To unblock engineering teams, DATU provides a runnable fork of the Stellar network that mirrors our federated Byzantine agreement plans. The environment is backed by the official stellar/quickstart container and enables Horizon, Stellar Core, and Soroban JSON-RPC services with a single command.

Why this matters

  • Immediate testing – Run consensus flows, Soroban contracts, and Horizon queries locally without waiting for shared infrastructure.
  • Deterministic ledger – The fork uses a dedicated history archive and root account so changes are reproducible across machines.
  • Extensible topology – Compose files can be extended to add validator tiers that match DATU’s quorum strategy before deploying to shared hosting environments.

Prerequisites

Ensure Docker and the Compose plugin are installed:

docker --version
docker compose version

Allocate at least 4 CPU cores and 6 GB RAM for the container.

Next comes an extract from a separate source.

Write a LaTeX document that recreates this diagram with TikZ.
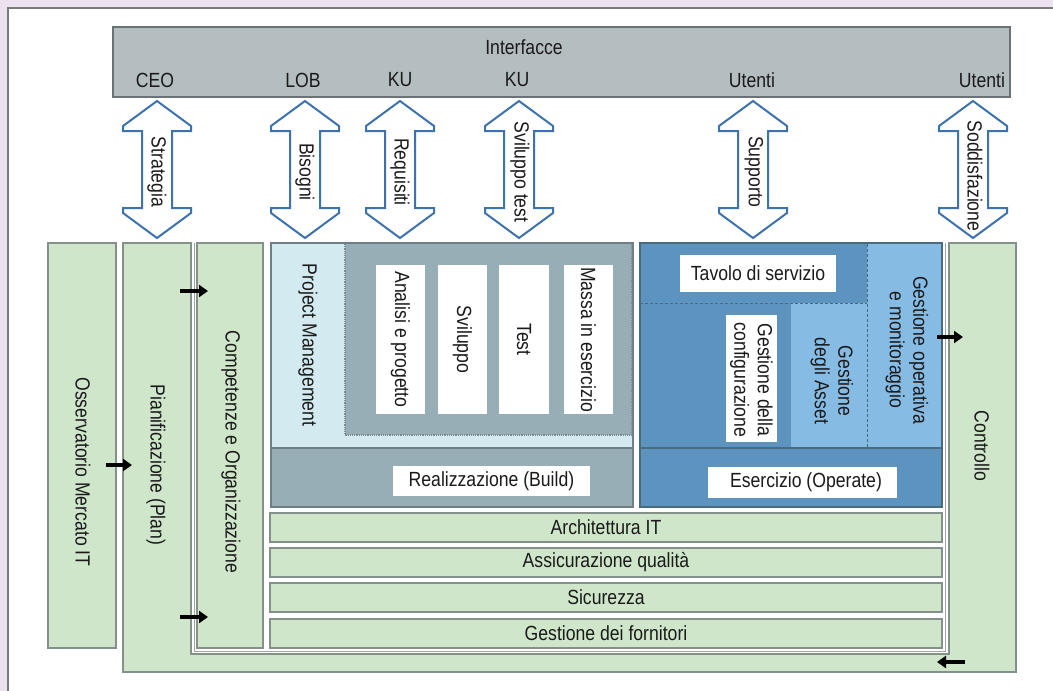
\documentclass[tikz,border=0pt]{standalone}
\usepackage{fontspec}
\setmainfont{Liberation Sans}[FakeStretch=0.86]
\usetikzlibrary{arrows.meta}
\definecolor{lav}{HTML}{ECE2EF}
\definecolor{frameg}{HTML}{7A7A7A}
\definecolor{ifill}{HTML}{B4BDC0}
\definecolor{idraw}{HTML}{6B7275}
\definecolor{arrb}{HTML}{3D72AD}
\definecolor{grnf}{HTML}{CFE6CA}
\definecolor{grnd}{HTML}{84908A}
\definecolor{bpat}{HTML}{98AEB6}
\definecolor{bdraw}{HTML}{6E7F85}
\definecolor{pmblue}{HTML}{D4EAF1}
\definecolor{opat}{HTML}{5C93BF}
\definecolor{odraw}{HTML}{4A6A80}
\definecolor{lblue}{HTML}{86BBE4}
\definecolor{txtc}{HTML}{1A1A1A}
\tikzset{
  every node/.style={inner sep=0pt, outer sep=0pt, font=\fontsize{20.5}{23.5}\selectfont, text=txtc},
  sz/.style 2 args={anchor=north west, minimum width=#1pt, minimum height=#2pt},
  grn/.style={fill=grnf, draw=grnd, line width=1.5pt},
  wbox/.style={fill=white, draw=none},
  rtxt/.style={rotate=-90, align=center},
  bigarr/.style={draw=arrb, fill=white, line width=2pt, line join=miter},
  blk/.style={-{Triangle[length=9pt,width=12pt]}, line width=3.5pt, black},
}
\newcommand\dblarr[1]{%
  \path[bigarr] (#1,101) -- ({#1+34},126) -- ({#1+34},131) -- ({#1+15},131) -- ({#1+15},208)
    -- ({#1+34},208) -- ({#1+34},213) -- (#1,238) -- ({#1-34},213) -- ({#1-34},208)
    -- ({#1-15},208) -- ({#1-15},131) -- ({#1-34},131) -- ({#1-34},126) -- cycle;}
\begin{document}
\begin{tikzpicture}[x=1pt,y=-1pt]
\useasboundingbox (0,0) rectangle (1053,691);
\fill[lav] (0,0) rectangle (1053,691);
\draw[frameg, fill=white, line width=2pt] (8,8) rectangle (1070,710);

% interface band
\node[sz={897}{70}, fill=ifill, draw=idraw, line width=2pt] (iface) at (113,27) {};
\node (tI) at (524,47) {Interfacce};
\node (uCEO) at (155,80) {CEO};
\node (uLOB) at (303,80) {LOB};
\node (uKU1) at (400,80) {KU};
\node (uKU2) at (517,80) {KU};
\node (uUt1) at (752,80) {Utenti};
\node (uUt2) at (982,80) {Utenti};

% double arrows
\dblarr{157}\dblarr{305}\dblarr{400}\dblarr{519}\dblarr{753}\dblarr{973}
\node[rtxt] (aStr) at (157,172) {Strategia};
\node[rtxt] (aBis) at (305,172) {Bisogni};
\node[rtxt] (aReq) at (400,172) {Requisiti};
\node[rtxt] (aSvt) at (520,172) {Sviluppo test};
\node[rtxt] (aSup) at (754,172) {Supporto};
\node[rtxt] (aSod) at (975,176) {Soddisfazione};

% U shape: Pianificazione + bottom + Controllo
\path[grn] (123,243) -- (123,672) -- (1016,672) -- (1016,243) -- (949,243) -- (949,654)
  -- (191,654) -- (191,243) -- cycle;
\draw[grnd!80, line width=1pt] (194.5,243) -- (194.5,651) -- (945.5,651) -- (945.5,243);

% left columns
\node[sz={68}{405}, grn] (oss) at (48,243) {};
\node[sz={66}{405}, grn] (comp) at (197,243) {};
\node[rtxt] (tOss) at (83,472) {Osservatorio Mercato IT};
\node[rtxt] (tPlan) at (156,465) {Pianificazione (Plan)};
\node[rtxt] (tComp) at (231,452) {Competenze e Organizzazione};
\node[rtxt] (tCtrl) at (982,446) {Controllo};

% Build block
\node[sz={362}{264}, fill=bpat, draw=bdraw, line width=2pt] (build) at (271,243) {};
\fill[pmblue] (272,244) rectangle (632,448);
\draw[bdraw!90, densely dotted, line width=1.2pt, fill=bpat] (345,244) -- (345,435) -- (632,435) -- (632,244);
\draw[bdraw, line width=1.5pt] (271,448) -- (633,448);
\draw[bdraw, line width=2pt] (271,243) rectangle (633,507);
\node[sz={49}{149}, wbox] (ana) at (376,265) {};
\node[sz={49}{149}, wbox] (svi) at (438,265) {};
\node[sz={50}{149}, wbox] (tst) at (499,265) {};
\node[sz={49}{149}, wbox] (mas) at (564,265) {};
\node[rtxt] (tPM) at (308,345) {Project Management};
\node[rtxt] at (ana.center) (tAna) {Analisi e progetto};
\node[rtxt] at (svi.center) (tSvi) {Sviluppo};
\node[rtxt] at (tst.center) (tTst) {Test};
\node[rtxt] at (mas.center) (tMas) {Massa in esercizio};
\node[sz={197}{30}, wbox] (real) at (393,466) {};
\node at (real.center) (tReal) {Realizzazione (Build)};

% Operate block
\node[sz={302}{264}, fill=opat, draw=odraw, line width=2pt] (oper) at (640,243) {};
\fill[lblue] (867,244) rectangle (941,448);
\fill[lblue] (791,303) rectangle (867,448);
\draw[odraw, dash pattern=on 3pt off 2pt, line width=0.9pt] (640,303) -- (867,303) (867,244) -- (867,448);
\draw[odraw, line width=1.5pt] (640,448) -- (942,448);
\draw[odraw, line width=2pt] (640,243) rectangle (942,507);
\node[sz={156}{37}, wbox] (tav) at (680,255) {};
\node at (tav.center) (tTav) {Tavolo di servizio};
\node[sz={51}{127}, wbox] (gconf) at (726,315) {};
\node[rtxt] at (751.5,380) (tGconf) {Gestione della\\configurazione};
\node[rtxt] (tGas) at (832,381) {Gestione\\degli Asset};
\node[rtxt] (tGop) at (907,350) {Gestione operativa\\e monitoraggio};
\node[sz={189}{31}, wbox] (eser) at (708,467) {};
\node at (806,482.5) (tEser) {Esercizio (Operate)};

% horizontal bands
\node[sz={672}{29}, grn] (arch) at (270,513) {};
\node[sz={672}{29}, grn] (assic) at (270,548) {};
\node[sz={672}{29}, grn] (sic) at (270,583) {};
\node[sz={672}{29}, grn] (forn) at (270,619) {};
\node at (arch.center) (tArch) {Architettura IT};
\node at (assic.center) (tAss) {Assicurazione qualità};
\node at (sic.center) (tSic) {Sicurezza};
\node at (forn.center) (tForn) {Gestione dei fornitori};

% small black arrows
\coordinate (b1s) at (180,291); \coordinate (b1e) at (208,291);
\coordinate (b2s) at (106,465); \coordinate (b2e) at (132,465);
\coordinate (b3s) at (180,617); \coordinate (b3e) at (208,617);
\coordinate (b4s) at (937,337); \coordinate (b4e) at (963,337);
\coordinate (b5s) at (965,662); \coordinate (b5e) at (937,662);
\draw[blk] (b1s) -- (b1e);
\draw[blk] (b2s) -- (b2e);
\draw[blk] (b3s) -- (b3e);
\draw[blk] (b4s) -- (b4e);
\draw[blk] (b5s) -- (b5e);
\end{tikzpicture}
\end{document}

The quickstart image bundles PostgreSQL, Horizon, Stellar Core, Soroban RPC, and Friendbot, so sufficient resources keep ledger close times predictable.

Launch the fork

From the repository root run:

./scripts/stellar-fork/start.sh

The script wraps docker compose and targets the infrastructure/stellar-fork/docker-compose.yml definition. It provisions a datu-stellar container with:

Port Service Notes
8000 Horizon REST + Soroban RPC JSON-RPC lives at /rpc. Friendbot funds accounts via /friendbot.
11625 Stellar Core peer port Use this to connect additional validators or observers.
11626 Stellar Core admin HTTP GET /info for core status, /quorum for quorum analysis.

Once the container reports State: running, fund a new account:

curl "http://localhost:8000/friendbot?addr=GA..."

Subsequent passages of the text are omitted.